Scientific Organisers: Stefanie Reichelt, Alex Sossick, Nick Barry, Alessandro Esposito and Kirti Prakash

The meeting will begin at 13:00BST.

As part of the 'Imaging ONEWORLD' series, the focus of these lectures is on microscopy and image analysis methods and how to apply these to your research. Almost all aspects of imaging such as sample preparation, labelling strategies, experimental workflows, ‘how-to’ image and analyse, as well as facilitating collaborations and inspiring new scientific ideas will be covered. Speakers will be available for questions and answers. The organisers, CRUK CI core facility staff, Gurdon Institute, MRC-LMB, MRC Cancer Unit and NPL will be able to continue the discussion and provide advice on your imaging projects.


Speaker

  • Seamus Holden.JPG

    Seamus Holden

    Newcastle University
    Dr Séamus Holden works at the interface of single molecule microscopy, biophysics and bacteriology. Séamus studied Physics at Oxford University, followed by a DPhil in single molecule biophysics in the laboratory of Professor Achilles Kapanidis at Oxford, where he developed the DAOSTORM algorithm, the first multi-emitter fitting algorithm for STORM/ PALM super-resolution microscopy. He did a post-doc in the laboratory of Professor Suliana Manley at EPFL, where he developed the first high throughput super-resolution microscope, and used it to study how the cytoskeleton protein FtsZ guides bacterial cell division. In 2015, he started his own lab at the Centre for Bacterial Cell Biology, Newcastle University. The Holden lab work to understand how nanoscale proteins build complex microscale structures, using bacterial cell wall remodelling as a primary model system. At the same time they develop new, open source microscopy methods for advanced live cell fluorescence microscopy. In 2017 Séamus was awarded a Wellcome Trust & Royal Society Sir Henry Dale Fellowship to study physical principles of bacterial cell division and in 2020 he was awarded the British Biophysical Society Louise Johnson Early Career Award.
     

Abstract

In bacterial cell division, a nanoscale cell division machinery spontaneously builds a micron scale crosswall or septum at the middle of the bacterial cell wall. The complexity of this challenge is more obvious if we imagine rescaling cell division proteins to human size, and then try to figure out how they can build a septum the size of the world’s tallest building.  Furthermore, due to the small size of bacteria this process takes place almost at the diffraction limit of light microscopy, making observation of bacterial division protein dynamics an intense technical challenge.

I will talk about our efforts to use high resolution live cell microscopy to uncover physical principles by which the model bacterium Bacillus subtilis divides.
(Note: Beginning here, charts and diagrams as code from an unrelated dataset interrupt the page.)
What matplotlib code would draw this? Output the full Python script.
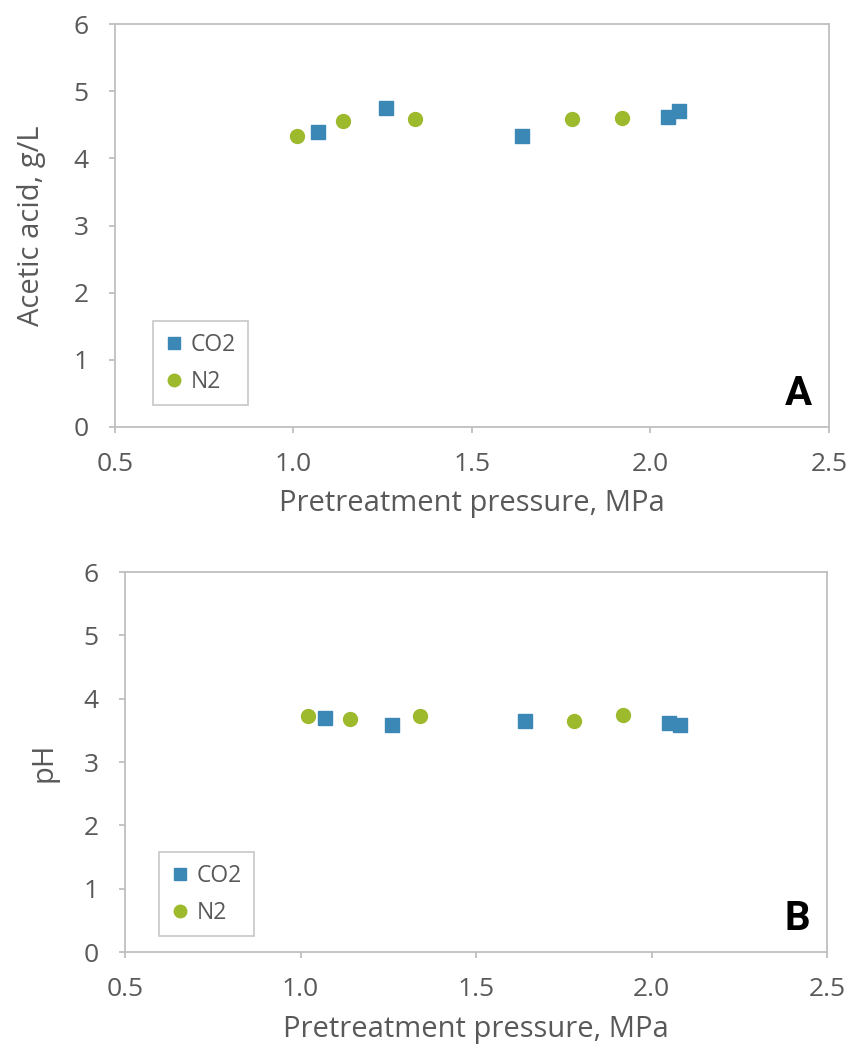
import matplotlib
matplotlib.use("Agg")
import matplotlib.pyplot as plt

# Data
co2_pressure = [1.07, 1.26, 1.64, 2.05, 2.08]
co2_acetic = [4.39, 4.75, 4.33, 4.61, 4.71]
co2_ph_pressure = [1.07, 1.26, 1.64, 2.05, 2.08]
co2_ph = [3.70, 3.58, 3.64, 3.62, 3.59]

n2_pressure = [1.01, 1.14, 1.34, 1.78, 1.92]
n2_acetic = [4.33, 4.55, 4.58, 4.58, 4.60]
n2_ph_pressure = [1.02, 1.14, 1.34, 1.78, 1.92]
n2_ph = [3.72, 3.68, 3.72, 3.64, 3.74]

x_ticks = [0.5, 1.0, 1.5, 2.0, 2.5]
x_ticklabels = ["0.5", "1.0", "1.5", "2.0", "2.5"]
y_ticks = [0, 1, 2, 3, 4, 5, 6]

BLUE = "#3B87B6"
GREEN = "#9DB92C"
GRAY_TXT = "#595959"
SPINE = "#BFBFBF"

plt.rcParams["font.family"] = ["Open Sans", "DejaVu Sans"]

W, H = 850, 1054
fig = plt.figure(figsize=(W / 100, H / 100), dpi=100)
# axes in pixel boxes (left, top, right, bottom)
boxA = (115, 24, 829, 427)
boxB = (125, 572, 827, 952)


def add_axes(box):
    l, t, r, b = box
    return fig.add_axes([l / W, 1 - b / H, (r - l) / W, (b - t) / H])


axA = add_axes(boxA)
axB = add_axes(boxB)


def style(ax, box, ylabel, letter, ylabelpad, leg_off):
    l, t, r, b = box
    wpx, hpx = r - l, b - t
    ax.set_xlim(0.5, 2.5)
    ax.set_ylim(0, 6)
    ax.set_xticks(x_ticks)
    ax.set_xticklabels(x_ticklabels)
    ax.set_yticks(y_ticks)
    for s in ax.spines.values():
        s.set_color(SPINE)
        s.set_linewidth(1.3)
    ax.tick_params(axis="both", colors=SPINE, labelcolor=GRAY_TXT,
                   labelsize=19, length=4, width=1.3, direction="out")
    ax.tick_params(axis="x", pad=14)
    ax.tick_params(axis="y", pad=15)
    ax.set_xlabel("Pretreatment pressure, MPa", fontsize=21, color=GRAY_TXT, labelpad=9)
    ax.set_ylabel(ylabel, fontsize=21, color=GRAY_TXT, labelpad=ylabelpad)
    ax.text(1 - 17 / wpx, 22 / hpx, letter, transform=ax.transAxes, fontsize=29,
            fontweight="bold", color="black", ha="right", va="baseline",
            family=["Roboto", "DejaVu Sans"])
    leg = ax.legend(loc="lower left",
                    bbox_to_anchor=(leg_off[0] / wpx, leg_off[1] / hpx),
                    fontsize=16.5, frameon=True, fancybox=False,
                    handletextpad=0.35, handlelength=0.8, borderpad=0.5,
                    labelspacing=0.55, borderaxespad=0.0, markerscale=0.9,
                    labelcolor=GRAY_TXT)
    leg.get_frame().set_edgecolor(SPINE)
    leg.get_frame().set_linewidth(1.3)


axA.plot(co2_pressure, co2_acetic, linestyle="none", marker="s", markersize=10,
         color=BLUE, label="CO2")
axA.plot(n2_pressure, n2_acetic, linestyle="none", marker="o", markersize=10,
         color=GREEN, label="N2")
style(axA, boxA, "Acetic acid, g/L", "A", 20, (38, 22))

axB.plot(co2_ph_pressure, co2_ph, linestyle="none", marker="s", markersize=10,
         color=BLUE, label="CO2")
axB.plot(n2_ph_pressure, n2_ph, linestyle="none", marker="o", markersize=10,
         color=GREEN, label="N2")
style(axB, boxB, "pH", "B", 18, (34, 16))

fig.savefig("out.png", dpi=100)
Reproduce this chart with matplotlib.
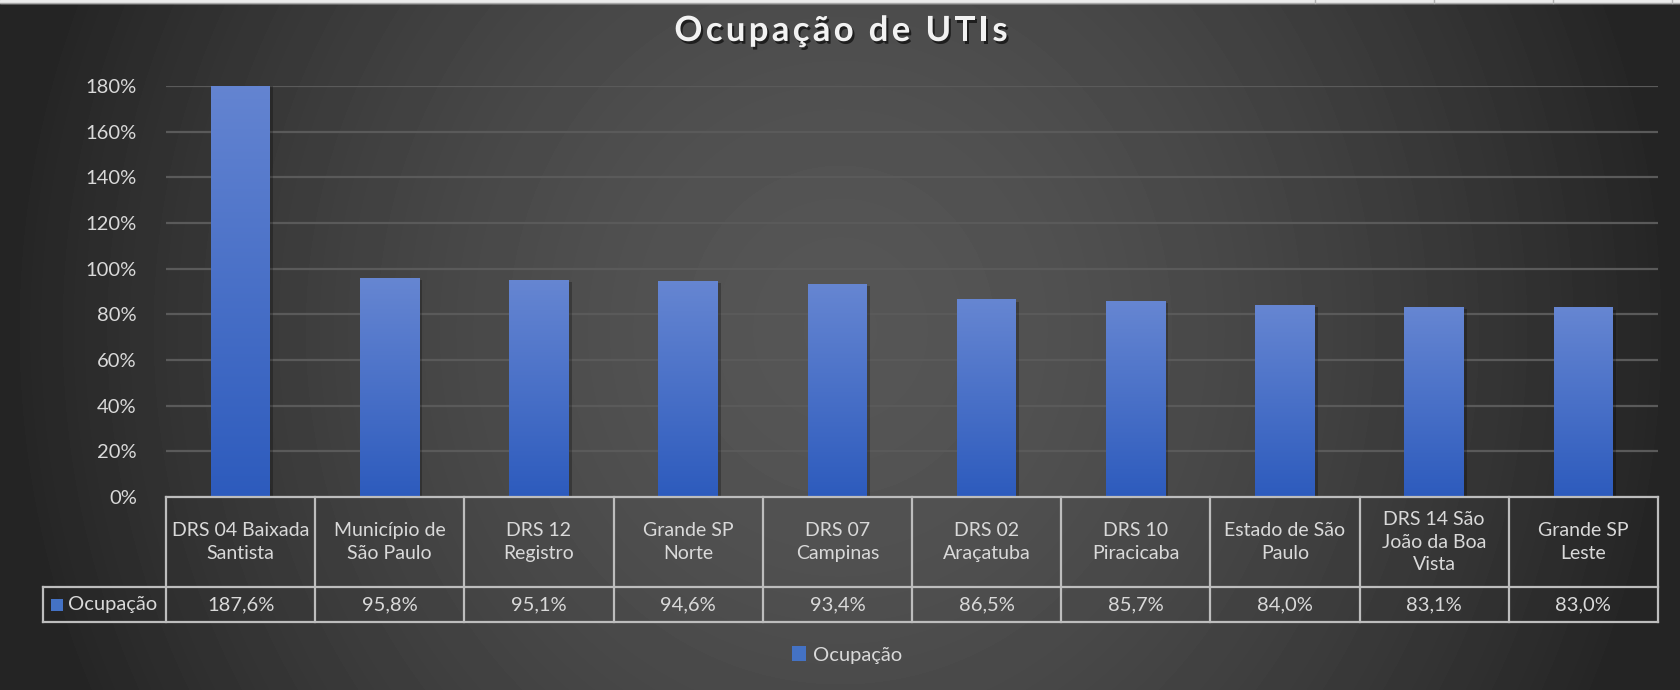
import numpy as np
import matplotlib
matplotlib.use("Agg")
import matplotlib.pyplot as plt
from matplotlib import patheffects as pe
from matplotlib.colors import LinearSegmentedColormap
from matplotlib.patches import Patch, Rectangle
from matplotlib.transforms import blended_transform_factory

plt.rcParams['font.family'] = ['Lato', 'DejaVu Sans']

# data
categories = [
    "DRS 04 Baixada\nSantista", "Município de\nSão Paulo", "DRS 12\nRegistro",
    "Grande SP\nNorte", "DRS 07\nCampinas", "DRS 02\nAraçatuba", "DRS 10\nPiracicaba",
    "Estado de São\nPaulo", "DRS 14 São\nJoão da Boa\nVista", "Grande SP\nLeste",
]
ocupacao = [1.876, 0.958, 0.951, 0.946, 0.934, 0.865, 0.857, 0.840, 0.831, 0.830]
series_name = "Ocupação"
title = "Ocupação de UTIs"
y_ticks = [0, 0.2, 0.4, 0.6, 0.8, 1.0, 1.2, 1.4, 1.6, 1.8]
y_tick_labels = ["0%", "20%", "40%", "60%", "80%", "100%", "120%", "140%", "160%", "180%"]

W, H = 1681, 690
txt = '#d9d9d9'
border = '#bdbdbd'
bar_color = '#4472c4'

fig = plt.figure(figsize=(W / 100, H / 100), dpi=100)

# radial grey background like the Excel chart area
bg = fig.add_axes([0, 0, 1, 1], zorder=-10)
yy, xx = np.mgrid[0:H, 0:W]
r = np.sqrt(((xx - 840) / (W * 0.5)) ** 2 + ((yy - 330) / (H * 1.3)) ** 2)
val = (86 - 50 * np.clip(r, 0, 1) ** 1.6) / 255
bg.imshow(val, cmap='gray', vmin=0, vmax=1, aspect='auto', extent=(0, 1, 0, 1))
bg.add_patch(Rectangle((0, 1 - 3 / H), 1, 3 / H, color='#ececec'))
bg.axhline(1 - 3 / H, color='#a6a6a6', lw=1)
for xv in [1315, 1434, 1553, 1672]:
    bg.plot([xv / W, xv / W], [1 - 3 / H, 1], color='#b0b0b0', lw=1)
bg.set_xlim(0, 1)
bg.set_ylim(0, 1)
bg.axis('off')

# plot area
ax = fig.add_axes([166 / W, 1 - 497 / H, (1658 - 166) / W, (497 - 86) / H])
ax.patch.set_alpha(0)
x = np.arange(len(categories))
bars = ax.bar(x, ocupacao, width=0.4, color=bar_color, zorder=3)

grad = LinearSegmentedColormap.from_list('bar', ['#2d5bbd', '#6686d2'])
for b in bars:
    b.set_path_effects([pe.SimplePatchShadow(offset=(2, -1.5), shadow_rgbFace='black', alpha=0.25),
                        pe.Normal()])
    x0, w, h = b.get_x(), b.get_width(), b.get_height()
    im = ax.imshow(np.linspace(0, 1, 256).reshape(-1, 1), cmap=grad, origin='lower',
                   extent=(x0, x0 + w, 0, h), aspect='auto', zorder=4)
    # path (not the Rectangle) so the axes clip box is kept
    im.set_clip_path(b.get_path(), b.get_transform())

ax.set_xlim(-0.5, len(categories) - 0.5)
ax.set_ylim(0, 1.8)
ax.set_yticks(y_ticks)
ax.set_yticklabels(y_tick_labels)
ax.set_xticks([])
ax.tick_params(axis='y', length=0, pad=21, labelcolor=txt, labelsize=14.5)
ax.yaxis.grid(True, color='#5a5a5a', linewidth=1.6)
ax.set_axisbelow(True)
for s in ax.spines.values():
    s.set_visible(False)

# data table under the bars
tr = blended_transform_factory(ax.transData, ax.transAxes)
hdr_bot = -(587 - 497) / 411
val_bot = -(622 - 497) / 411
key_left = -0.5 - (166 - 43) / 149.2
n = len(categories)
line_kw = dict(transform=tr, clip_on=False, color=border, lw=1.6, zorder=6)
ax.plot([-0.5, n - 0.5], [0, 0], **line_kw)
ax.plot([key_left, n - 0.5], [hdr_bot, hdr_bot], **line_kw)
ax.plot([key_left, n - 0.5], [val_bot, val_bot], **line_kw)
for xb in np.arange(n + 1) - 0.5:
    ax.plot([xb, xb], [0, val_bot], **line_kw)
ax.plot([key_left, key_left], [hdr_bot, val_bot], **line_kw)

for i, (cat, v) in enumerate(zip(categories, ocupacao)):
    ax.text(i, hdr_bot / 2, cat, transform=tr, ha='center', va='center',
            linespacing=1.4, fontsize=14, color=txt)
    ax.text(i, (hdr_bot + val_bot) / 2, f"{v * 100:.1f}%".replace('.', ','), transform=tr,
            ha='center', va='center', fontsize=14.5, color=txt)

mk_l = -0.5 - (166 - 51) / 149.2
mk_w = 12 / 149.2
mk_h = 12 / 411
mid = (hdr_bot + val_bot) / 2
ax.add_patch(Rectangle((mk_l, mid - mk_h / 2), mk_w, mk_h, transform=tr, clip_on=False,
                       facecolor=bar_color, zorder=6))
ax.text(-0.5 - (166 - 68) / 149.2, mid, series_name, transform=tr, ha='left', va='center',
        fontsize=14.5, color=txt)

# legend
fig.legend(handles=[Patch(facecolor=bar_color, label=series_name)], loc='center',
           bbox_to_anchor=(847 / W, 1 - 655 / H), frameon=False, fontsize=14.5,
           labelcolor=txt, handlelength=0.7, handleheight=0.7, handletextpad=0.3)

# title with extra letter spacing
renderer = fig.canvas.get_renderer()
title_kw = dict(fontsize=25, fontweight='bold', color='#f2f2f2', va='center', ha='left')
def text_w(s):
    t = fig.text(0, 0, s + '.', **title_kw)
    d = fig.text(0, 0, '.', **title_kw)
    w = t.get_window_extent(renderer).width - d.get_window_extent(renderer).width
    t.remove()
    d.remove()
    return w

tracking = 3.3
full_w = text_w(title) + tracking * (len(title) - 1)
start = 841 - full_w / 2
shadow = [pe.withSimplePatchShadow(offset=(1.5, -2), shadow_rgbFace='black', alpha=0.6)]
for i, ch in enumerate(title):
    if ch == ' ':
        continue
    xpix = start + text_w(title[:i]) + tracking * i
    fig.text(xpix / W, 1 - 31 / H, ch, path_effects=shadow, **title_kw)

fig.savefig('out.png', dpi=100)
In particular I will discuss our advances in understanding why the cytoskeleton protein and ancestral tubulin homologue FtsZ is so important for septum building. I will discuss the method development which has supported this work, including Vertical Cell Imaging by Nanostructured Immobilization (VerCINI), a high resolution bacterial imaging method combining microfluidics, quantitative image analysis and nanofabrication-enabled control of cell orientation. I will also introduce the LifeHack, our new open source single molecule microscope for live cell imaging.